Le premier défi relevé avec succès par le réalisateur est le challenge inhérent au modèle choisi, sur lequel beaucoup se sont pourtant cassé les dents : comment parvenir à une progression scénaristique satisfaisante alors que le héros est enfermé dans une boucle de quelques heures ? Trop souvent, on s’est vu infliger la lourde et inlassable répétition des mêmes faits afin que les personnages prennent conscience de la situation. Si cela reste un passage obligé, A Day a le bon goût de ne pas s’attarder inutilement sur ces passages et d’accélérer le montage et l’intrigue avec lui.

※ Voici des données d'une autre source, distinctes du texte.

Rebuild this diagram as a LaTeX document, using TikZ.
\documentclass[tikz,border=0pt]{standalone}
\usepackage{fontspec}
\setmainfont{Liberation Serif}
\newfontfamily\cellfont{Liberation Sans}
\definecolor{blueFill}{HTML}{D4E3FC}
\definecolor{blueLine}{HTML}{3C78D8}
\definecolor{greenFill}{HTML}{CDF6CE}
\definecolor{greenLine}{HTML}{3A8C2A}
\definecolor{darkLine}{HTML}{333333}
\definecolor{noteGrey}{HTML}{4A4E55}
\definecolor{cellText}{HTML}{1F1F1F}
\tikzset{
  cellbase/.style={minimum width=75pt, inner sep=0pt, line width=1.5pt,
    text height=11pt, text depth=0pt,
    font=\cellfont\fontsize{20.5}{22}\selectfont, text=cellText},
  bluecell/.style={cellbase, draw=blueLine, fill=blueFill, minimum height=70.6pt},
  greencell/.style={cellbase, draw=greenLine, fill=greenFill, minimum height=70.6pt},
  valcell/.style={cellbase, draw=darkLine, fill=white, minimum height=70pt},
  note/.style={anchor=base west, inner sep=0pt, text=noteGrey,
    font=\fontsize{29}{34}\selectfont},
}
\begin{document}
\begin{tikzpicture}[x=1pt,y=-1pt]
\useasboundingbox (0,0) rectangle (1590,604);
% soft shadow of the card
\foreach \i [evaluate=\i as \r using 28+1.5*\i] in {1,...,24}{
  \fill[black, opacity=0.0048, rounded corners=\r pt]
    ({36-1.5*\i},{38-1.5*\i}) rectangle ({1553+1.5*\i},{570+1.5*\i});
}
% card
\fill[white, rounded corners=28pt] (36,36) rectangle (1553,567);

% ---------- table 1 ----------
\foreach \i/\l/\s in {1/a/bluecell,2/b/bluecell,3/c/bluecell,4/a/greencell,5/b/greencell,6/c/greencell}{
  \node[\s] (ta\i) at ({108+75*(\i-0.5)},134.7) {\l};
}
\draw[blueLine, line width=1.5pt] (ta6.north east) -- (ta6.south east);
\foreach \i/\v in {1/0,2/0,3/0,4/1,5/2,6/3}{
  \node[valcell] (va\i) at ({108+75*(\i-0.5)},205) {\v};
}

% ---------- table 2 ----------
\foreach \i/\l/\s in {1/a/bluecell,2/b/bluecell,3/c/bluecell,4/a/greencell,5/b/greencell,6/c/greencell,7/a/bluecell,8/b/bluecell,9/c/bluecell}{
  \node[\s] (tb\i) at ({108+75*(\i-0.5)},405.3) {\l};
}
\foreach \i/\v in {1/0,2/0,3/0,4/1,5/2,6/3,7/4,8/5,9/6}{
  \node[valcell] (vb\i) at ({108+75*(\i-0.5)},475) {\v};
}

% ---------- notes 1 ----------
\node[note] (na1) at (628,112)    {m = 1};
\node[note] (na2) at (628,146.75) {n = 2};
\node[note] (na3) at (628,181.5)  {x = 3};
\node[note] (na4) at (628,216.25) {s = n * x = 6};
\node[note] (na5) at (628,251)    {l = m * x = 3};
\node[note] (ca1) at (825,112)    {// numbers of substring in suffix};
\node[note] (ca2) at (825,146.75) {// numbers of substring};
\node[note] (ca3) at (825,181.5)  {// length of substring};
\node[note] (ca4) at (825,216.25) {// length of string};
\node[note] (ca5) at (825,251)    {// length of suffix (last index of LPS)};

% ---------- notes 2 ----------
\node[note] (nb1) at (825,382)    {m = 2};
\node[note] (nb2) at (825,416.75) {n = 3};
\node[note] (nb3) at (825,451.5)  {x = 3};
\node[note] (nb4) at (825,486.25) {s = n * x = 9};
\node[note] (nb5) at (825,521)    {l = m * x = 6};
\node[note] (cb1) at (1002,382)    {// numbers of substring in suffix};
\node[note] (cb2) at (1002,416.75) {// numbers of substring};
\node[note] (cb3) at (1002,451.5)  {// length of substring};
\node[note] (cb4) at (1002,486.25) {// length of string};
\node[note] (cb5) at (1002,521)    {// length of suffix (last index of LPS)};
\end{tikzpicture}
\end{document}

Par la suite, il parvient à modifier à plusieurs reprises la dynamique du film, ce qui non seulement permet au rythme de ne pas s’enliser, mais permet aussi de refléter habilement l’état psychologique de Jun-young, donnant une dimension très concrète aux enjeux émotionnels du film.
Ainsi, après des essais aussi paniqués qu’acharnés pour arriver à temps sur les lieux de l’accident, il va partiellement se résigner et comprendre que, pour résoudre cette situation, il n’a d’autre choix que de prendre de la distance et de l’envisager sous un autre angle. Le puzzle change alors de nature : de la course contre la montre toujours remise à zéro qui témoigne de sa détresse et son refus de la réalité, on passe à une enquête rationnelle progressant au fil des itérations et lui permettant de mettre un plan au point. Le rapport s’inverse alors et le temps n’est plus un ennemi mais un allié, qui dans sa répétition permet d’accumuler chaque fois de nouvelles informations visant à rendre la prochaine tentative plus fructueuse. On retrouve alors une forme de linéarité de l’intrigue qui permet non seulement d’approcher de la résolution mais aussi plus globalement d’éviter la stagnation.

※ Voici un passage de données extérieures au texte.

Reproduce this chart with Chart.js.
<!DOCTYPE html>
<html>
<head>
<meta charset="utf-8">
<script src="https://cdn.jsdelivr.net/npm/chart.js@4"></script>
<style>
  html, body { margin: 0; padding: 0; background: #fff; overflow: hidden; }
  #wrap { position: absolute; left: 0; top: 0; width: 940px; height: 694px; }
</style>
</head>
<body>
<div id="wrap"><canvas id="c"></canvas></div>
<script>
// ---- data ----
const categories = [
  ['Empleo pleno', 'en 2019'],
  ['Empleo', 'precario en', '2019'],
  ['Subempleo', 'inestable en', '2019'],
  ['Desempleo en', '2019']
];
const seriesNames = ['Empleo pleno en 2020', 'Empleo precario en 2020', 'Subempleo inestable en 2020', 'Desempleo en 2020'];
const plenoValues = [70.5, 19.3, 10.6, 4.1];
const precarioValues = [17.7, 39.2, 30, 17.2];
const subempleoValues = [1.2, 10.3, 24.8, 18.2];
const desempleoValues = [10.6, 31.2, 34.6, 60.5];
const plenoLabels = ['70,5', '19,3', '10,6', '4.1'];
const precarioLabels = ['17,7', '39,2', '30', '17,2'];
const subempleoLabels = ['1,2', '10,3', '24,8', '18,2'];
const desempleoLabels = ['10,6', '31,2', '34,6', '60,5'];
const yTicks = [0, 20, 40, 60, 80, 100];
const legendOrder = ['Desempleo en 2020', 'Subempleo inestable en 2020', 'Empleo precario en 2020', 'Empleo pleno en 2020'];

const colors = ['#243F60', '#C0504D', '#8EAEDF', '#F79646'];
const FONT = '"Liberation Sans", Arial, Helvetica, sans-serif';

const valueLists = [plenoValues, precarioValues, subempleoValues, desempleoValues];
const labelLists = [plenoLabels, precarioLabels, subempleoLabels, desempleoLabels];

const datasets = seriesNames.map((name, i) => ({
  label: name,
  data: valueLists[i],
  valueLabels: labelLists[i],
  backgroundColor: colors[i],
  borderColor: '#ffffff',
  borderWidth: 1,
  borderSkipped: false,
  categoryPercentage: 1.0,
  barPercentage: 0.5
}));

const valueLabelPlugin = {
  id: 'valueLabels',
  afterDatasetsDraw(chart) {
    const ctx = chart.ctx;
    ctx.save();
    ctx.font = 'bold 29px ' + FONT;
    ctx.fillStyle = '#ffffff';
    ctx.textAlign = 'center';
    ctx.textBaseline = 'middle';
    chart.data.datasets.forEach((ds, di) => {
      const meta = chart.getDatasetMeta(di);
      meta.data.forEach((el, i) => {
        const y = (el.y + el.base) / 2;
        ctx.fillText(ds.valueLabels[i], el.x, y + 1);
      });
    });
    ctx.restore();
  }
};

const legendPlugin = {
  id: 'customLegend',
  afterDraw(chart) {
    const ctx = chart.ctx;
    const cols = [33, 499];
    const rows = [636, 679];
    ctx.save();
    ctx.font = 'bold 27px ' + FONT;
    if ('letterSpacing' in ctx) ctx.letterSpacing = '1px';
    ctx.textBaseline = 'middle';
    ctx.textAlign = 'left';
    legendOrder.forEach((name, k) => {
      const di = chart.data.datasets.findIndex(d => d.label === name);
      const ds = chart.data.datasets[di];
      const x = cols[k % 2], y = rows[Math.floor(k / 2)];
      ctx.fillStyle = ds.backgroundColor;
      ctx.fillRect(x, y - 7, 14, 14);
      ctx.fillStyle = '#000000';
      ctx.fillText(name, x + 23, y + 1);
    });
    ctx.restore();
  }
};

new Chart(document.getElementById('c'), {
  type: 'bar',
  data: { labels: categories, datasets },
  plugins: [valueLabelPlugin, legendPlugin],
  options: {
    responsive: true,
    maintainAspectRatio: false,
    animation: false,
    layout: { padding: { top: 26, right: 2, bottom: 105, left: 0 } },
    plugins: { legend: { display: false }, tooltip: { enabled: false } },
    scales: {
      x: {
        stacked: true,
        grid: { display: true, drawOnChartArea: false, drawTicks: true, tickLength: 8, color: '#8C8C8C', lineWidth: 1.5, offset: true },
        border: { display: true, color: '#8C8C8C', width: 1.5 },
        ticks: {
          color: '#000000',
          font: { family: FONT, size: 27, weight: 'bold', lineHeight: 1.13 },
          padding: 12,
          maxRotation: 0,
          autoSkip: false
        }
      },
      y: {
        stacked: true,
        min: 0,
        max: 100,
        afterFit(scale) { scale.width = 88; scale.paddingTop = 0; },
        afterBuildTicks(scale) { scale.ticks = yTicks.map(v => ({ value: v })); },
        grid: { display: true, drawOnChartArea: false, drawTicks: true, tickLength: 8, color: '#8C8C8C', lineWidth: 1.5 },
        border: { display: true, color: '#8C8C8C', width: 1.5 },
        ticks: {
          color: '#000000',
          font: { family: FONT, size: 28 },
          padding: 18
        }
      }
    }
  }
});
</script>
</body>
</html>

Pour autant, Cho Sun-ho ne cherche pas à nous perdre dans un scénario complexe qui tutoierait le paradoxe temporel, car là n’est pas l’objet du film. C’est bel et bien le drame intime qui est au premier plan, et si la répétition des journées permet quelques tours de passe-passe, elle est avant tout l’occasion de variations sur le deuil, l’espoir et le regret. D’ailleurs, le film ne cherche pas plus à se doter d’un fort parti pris esthétique qu’à repousser les limites de la science-fiction. Le résultat peut donc paraître assez générique en termes de mise en scène, mais pour autant la réalisation se montre efficace, soignée, et nous offre même quelques plans mémorables s’agissant de témoigner du choc de l’accident. De la même manière, la musique est assez peu remarquable mais accompagne les événements avec justesse : tout est fait pour servir l’histoire sans l’occulter, et pour laisser le premier plan aux personnages et aux sentiments qui les déchirent.

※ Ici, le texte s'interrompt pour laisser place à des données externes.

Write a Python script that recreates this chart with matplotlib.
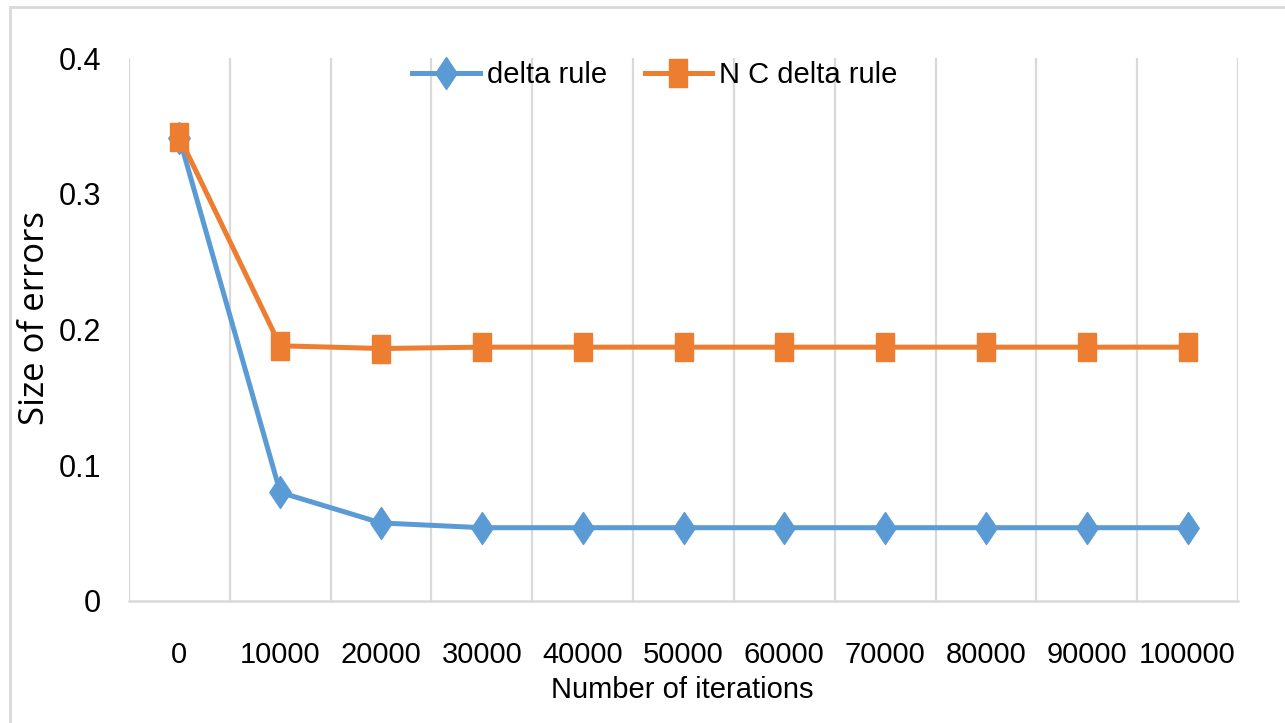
import matplotlib
matplotlib.use("Agg")
import matplotlib.pyplot as plt
from matplotlib.path import Path
from matplotlib.lines import Line2D

#----------------------------------------------------------------
# data:

iterations = ["0", "10000", "20000", "30000", "40000", "50000",
              "60000", "70000", "80000", "90000", "100000"]
delta_rule = [0.341, 0.080, 0.0575, 0.054, 0.054, 0.054,
              0.054, 0.054, 0.054, 0.054, 0.054]
nc_delta_rule = [0.342, 0.188, 0.186, 0.187, 0.187, 0.187,
                 0.187, 0.187, 0.187, 0.187, 0.187]
y_ticks = [0, 0.1, 0.2, 0.3, 0.4]
y_tick_labels = ["0", "0.1", "0.2", "0.3", "0.4"]

#----------------------------------------------------------------
# styles:

BLUE = "#5B9BD5"
ORANGE = "#ED7D31"
GRID = "#d9d9d9"
NARROW = ["Liberation Sans", "DejaVu Sans"]

# tall diamond and tall square, like the stretched Excel markers
tall_diamond = Path([(0, 1), (0.67, 0), (0, -1), (-0.67, 0), (0, 1)],
                    [Path.MOVETO, Path.LINETO, Path.LINETO, Path.LINETO, Path.CLOSEPOLY])
tall_square = Path([(-0.68, -1), (0.68, -1), (0.68, 1), (-0.68, 1), (-0.68, -1)],
                   [Path.MOVETO, Path.LINETO, Path.LINETO, Path.LINETO, Path.CLOSEPOLY])

#----------------------------------------------------------------
# figure:

fig = plt.figure(figsize=(12.85, 7.23), dpi=100)
ax = fig.add_axes([129 / 1285, 1 - 601 / 723, (1238 - 129) / 1285, (601 - 58) / 723])

x = list(range(len(iterations)))
ax.plot(x, delta_rule, color=BLUE, lw=3.6, marker=tall_diamond, ms=23,
        mec=BLUE, mfc=BLUE, label="delta rule", zorder=3)
ax.plot(x, nc_delta_rule, color=ORANGE, lw=3.6, marker=tall_square, ms=20,
        mec=ORANGE, mfc=ORANGE, label="N C delta rule", zorder=4)

ax.set_xlim(-0.5, len(iterations) - 0.5)
ax.set_ylim(0, 0.4)

# category labels in the middle, gridlines on the boundaries
ax.set_xticks(x)
ax.set_xticklabels(iterations, family=NARROW, fontsize=21)
ax.set_xticks([i - 0.5 for i in range(len(iterations) + 1)], minor=True)
ax.grid(which="minor", axis="x", color=GRID, lw=1.6)
ax.tick_params(axis="x", which="both", length=0, pad=29)

ax.set_yticks(y_ticks)
ax.set_yticklabels(y_tick_labels, family=NARROW, fontsize=22)
ax.tick_params(axis="y", length=0, pad=20)

for side in ["top", "right", "left"]:
    ax.spines[side].set_visible(False)
ax.spines["bottom"].set_color(GRID)
ax.spines["bottom"].set_linewidth(1.8)

leg = fig.legend(loc="center", bbox_to_anchor=(655 / 1285, 1 - 75 / 723), ncol=2,
                 frameon=False, handlelength=2.3, handletextpad=0.25, columnspacing=1.3,
                 prop={"family": NARROW, "size": 21})

fig.text(682 / 1285, 1 - 690 / 723, "Number of iterations", ha="center", va="center",
         family=NARROW, fontsize=21)
fig.text(35 / 1285, 1 - 318 / 723, "Size of errors", ha="center", va="center",
         rotation=90, family=["Open Sans", "DejaVu Sans"], fontsize=25)

# chart border (top and left edges visible in the crop)
fig.add_artist(Line2D([10 / 1285, 10 / 1285], [0, 1 - 7 / 723], color=GRID, lw=2,
                      transform=fig.transFigure))
fig.add_artist(Line2D([10 / 1285, 1], [1 - 7 / 723, 1 - 7 / 723], color=GRID, lw=2,
                      transform=fig.transFigure))

fig.savefig("out.png", dpi=100)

Que l’on se rassure néanmoins : A Day est surtout un film qui fait du bien. N’en déplaise aux cyniques, il déborde de bons sentiments et n’essaie jamais de s’en cacher. Il n’est pas pour autant niais ni mielleux, car il ne faut pas oublier qu’il aborde des sujets graves et douloureux, au premier rang desquels le deuil parental. Il parvient plutôt à les contrebalancer habilement, sans basculer dans le fatalisme ou le nihilisme – car quel personnage ne serait pas tenté d’y céder en voyant sa fille mourir à répétition sous ses yeux ? Non, le rythme soutenu du film et la détermination de Kim Myeong-min (Detective K) dans le rôle-titre nous laissent assez de temps pour réfléchir, mais pas pour nous lamenter, et retiennent notre attention sans relâchement. La réflexion sur laquelle on aboutit n’est certes pas très originale, mais le cheminement qui nous y a amenés était agréable de bout en bout, et donne sa pleine mesure au mot « divertissement ».
A Day est ainsi une œuvre qui laisse peu de doute sur ses bonnes intentions. Sans renouveler ni la science-fiction ni le drame, il marie efficacement les deux pour un résultat touchant et convaincant. Ce n’est certes pas le film incontournable de cette année, mais il se montre à la hauteur de ce qu’on pouvait en attendre et, en tant que premier film de son réalisateur, il laisse augurer du meilleur pour la suite de la carrière de Cho Sun-ho.
Lila Gleizes.
A Day de Cho Sun-ho. Corée. 2017. Projeté lors de la 23e édition de L’Etrange Festival.